Some common signs that we might be “addicted” to external validation:

  • Overachieving to gain praise/recognition (Ex: always chasing the next promotion; engaging in extracurriculars that are competitive in nature; seeking out frequent awards, degrees, other accomplishments) 
  • Posting frequently on social media and/or focused on the reactions of others to your posts
  • Being a perfectionist; extra hard on yourself when you make mistakes
  • Loose boundaries in relationships
  • Inconsistent sense of self/identity confusion (Who am I?)
  • Feeling the need to share your affiliation with certain high status groups or career and personal achievements or titles
  • Inconsistent self esteem (some days feeling very confident, others very self conscious)
  • Feeling crushed when receiving constructive criticism or perceived rejection
  • Requiring frequent reassurance from friends/partners on your “goodness”
Seeking external validation

Seeking external validation

Identifying signs of External validation.

If you could identify with one or some of these, first of all, you are not alone! We all adapt behaviors based on our lived experiences.

If we look at this through an attachment lens (meaning we look at the quality and dynamics of early attachments with our caregivers), we can gain a better understanding of a few ways this can originate.

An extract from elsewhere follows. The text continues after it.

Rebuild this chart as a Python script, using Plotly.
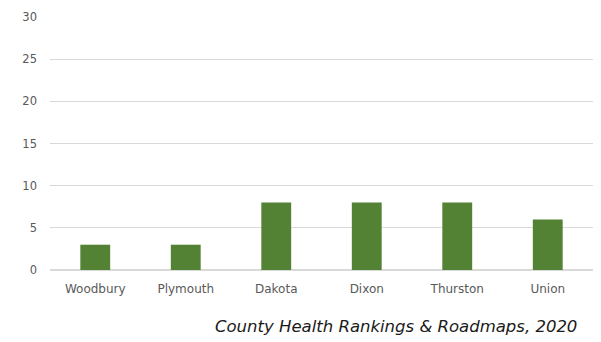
import plotly.graph_objects as go

counties = ["Woodbury", "Plymouth", "Dakota", "Dixon", "Thurston", "Union"]
values = [3, 3, 8, 8, 8, 6]
y_ticks = [0, 5, 10, 15, 20, 25, 30]
source = "County Health Rankings & Roadmaps, 2020"

FONT = "DejaVu Sans, Verdana, sans-serif"

fig = go.Figure()
fig.add_trace(go.Bar(
    x=counties,
    y=values,
    marker=dict(color="#548235", line=dict(width=0)),
))

# page body has an 8px margin, so the figure is shifted by that much
fig.update_layout(
    width=585,
    height=334,
    margin=dict(l=42, r=0, t=9, b=72),
    paper_bgcolor="white",
    plot_bgcolor="white",
    showlegend=False,
    bargap=0.67,
    font=dict(family=FONT, size=11, color="#595959"),
)
fig.update_yaxes(
    range=[0, 30],
    tickvals=y_ticks,
    showgrid=True,
    gridcolor="#d9d9d9",
    gridwidth=1,
    zeroline=True,
    zerolinecolor="#d9d9d9",
    showline=False,
    ticks="",
    ticklabelstandoff=12,
    tickfont=dict(size=11.5, color="#595959"),
)
fig.update_xaxes(
    showline=False,
    ticks="",
    tickfont=dict(size=12, color="#595959"),
    ticklabelstandoff=10,
)
fig.add_annotation(
    text="<i>" + source + "</i>",
    xref="paper", yref="paper",
    x=0.975, y=-0.225,
    xanchor="right", yanchor="middle",
    showarrow=False,
    font=dict(size=16.5, color="#1a1a1a", family=FONT),
)

fig.write_html("out.html")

  • You grew up feeling consistently INvalidated by caregivers. This can be as subtle as a parent saying “Don’t cry, everything is fine!” when of course, you wouldn’t be crying if you believed everything was fine! It can also be as overt as a parent telling you that your values, opinions, hobbies or beliefs were wrong/bad. As adults, we become chronic self sacrificers with a hunger for outside validation.
  • Caregivers were inconsistent with love/affection. Growing up we require loving touch, soothing statements, attentiveness and attunement to our inner world. If our parents did this some of the time but not all the time, we may form an anxious attachment style and require constant reassurance in order to feel secure and confirm that we won’t be left behind.
  • Grades, awards, and achievements were #1 in your household or community. Did you get yelled at or punished if you got anything less than an A+? Did you only get an ice cream treat if your team won the soccer tournament? We then believe that we will only deserve praise when we have measurable outputs. This is why we may continue to compulsively seek out achievements as adults.

Perhaps the above provided you some answers, or perhaps you are still left scratching your head. Consider this as just one invitation to continue tuning inward and becoming a curious explorer of yourself: In what ways do I rely on external validation to make me feel good? Where did I learn that? How does it serve me now?